What to do
Look for "image" in each line of the entries, and return the matching lines.

Collection entries
○ ○ ○ ○ ○ ○ ○
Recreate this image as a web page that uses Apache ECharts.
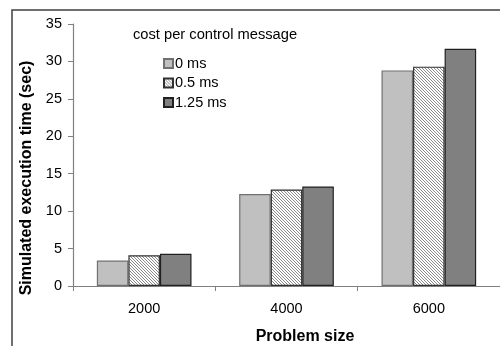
<!DOCTYPE html>
<html><head><meta charset="utf-8">
<script src="https://cdn.jsdelivr.net/npm/echarts@6/dist/echarts.min.js"></script>
<style>html,body{margin:0;padding:0;background:#fff}#c{width:500px;height:346px}</style>
</head><body><div id="c"></div>
<script>
const categories = ['2000', '4000', '6000'];
const seriesNames = ['0 ms', '0.5 ms', '1.25 ms'];
const values0 = [3.4, 12.3, 28.8];
const values05 = [4.1, 12.9, 29.3];
const values125 = [4.3, 13.3, 31.7];
const yTicks = [0, 5, 10, 15, 20, 25, 30, 35];

function hatch() {
  const c = document.createElement('canvas');
  c.width = 3; c.height = 3;
  const g = c.getContext('2d');
  g.fillStyle = '#ffffff'; g.fillRect(0, 0, 3, 3);
  g.fillStyle = '#8a8a8a';
  g.fillRect(0, 0, 1, 1); g.fillRect(1, 1, 1, 1); g.fillRect(2, 2, 1, 1);
  return c;
}
const pat = { image: hatch(), repeat: 'repeat' };
const font = 'Liberation Sans, Arial, sans-serif';
const chart = echarts.init(document.getElementById('c'));
const styles = [
  { color: '#c0c0c0', borderColor: '#707070', borderWidth: 1.2 },
  { color: pat, borderColor: '#303030', borderWidth: 1.2 },
  { color: '#808080', borderColor: '#202020', borderWidth: 1.2 }
];
const data = [values0, values05, values125];
chart.setOption({
  animation: false,
  grid: { left: 73, top: 24, width: 438, height: 262, containLabel: false },
  legend: {
    orient: 'vertical', left: 158, top: 51, itemWidth: 9, itemHeight: 9, itemGap: 4.5,
    icon: 'rect',
    textStyle: { fontFamily: font, fontSize: 14.5, lineHeight: 14, color: '#000', padding: [0, 0, 0, -3] },
    data: seriesNames
  },
  xAxis: {
    type: 'category', data: categories,
    axisLine: { lineStyle: { color: '#808080', width: 1.2 } },
    axisTick: { show: true, length: 5, lineStyle: { color: '#808080' } },
    axisLabel: { fontFamily: font, fontSize: 14.5, color: '#000', margin: 15 }
  },
  yAxis: {
    type: 'value', min: 0, max: 35, interval: 5,
    axisLine: { show: true, lineStyle: { color: '#808080', width: 1.2 } },
    axisTick: { show: true, length: 5, lineStyle: { color: '#808080' } },
    splitLine: { show: false },
    axisLabel: { fontFamily: font, fontSize: 14.5, color: '#000', margin: 11,
      formatter: v => yTicks.includes(v) ? String(v) : '' }
  },
  graphic: [
    { type: 'rect', shape: { x: 12, y: 10, width: 600, height: 400 }, style: { fill: 'none', stroke: '#404040', lineWidth: 1.5 }, z: 100 },
    { type: 'text', x: 133, y: 35, style: { text: 'cost per control message', fontFamily: font, fontSize: 14.7, fill: '#000', textVerticalAlign: 'middle' } },
    { type: 'text', x: 305, y: 337, style: { text: 'Problem size', fontFamily: font, fontSize: 16, fontWeight: 'bold', fill: '#000', textAlign: 'center', textVerticalAlign: 'middle' } },
    { type: 'text', x: 27, y: 178, rotation: Math.PI / 2, style: { text: 'Simulated execution time (sec)', fontFamily: font, fontSize: 16, fontWeight: 'bold', fill: '#000', textAlign: 'center', textVerticalAlign: 'middle' } }
  ],
  series: seriesNames.map((n, i) => ({
    name: n, type: 'bar', data: data[i], barGap: '0%', barCategoryGap: '33.5%',
    itemStyle: styles[i]
  }))
});
</script></body></html>
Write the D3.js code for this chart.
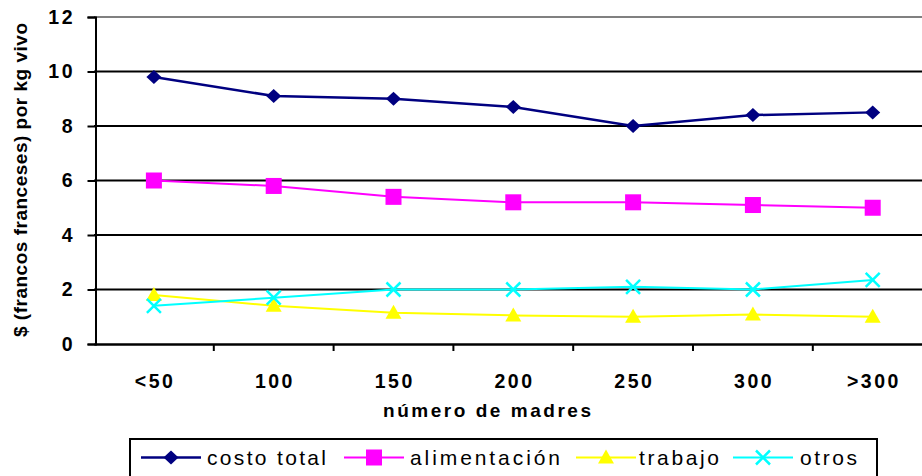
○ ○ ○ ○ ○ ○ ○
Answer to the problem
Recreate this image as a web page that uses Apache ECharts.
const pat = { image: hatch(), repeat: 'repeat' };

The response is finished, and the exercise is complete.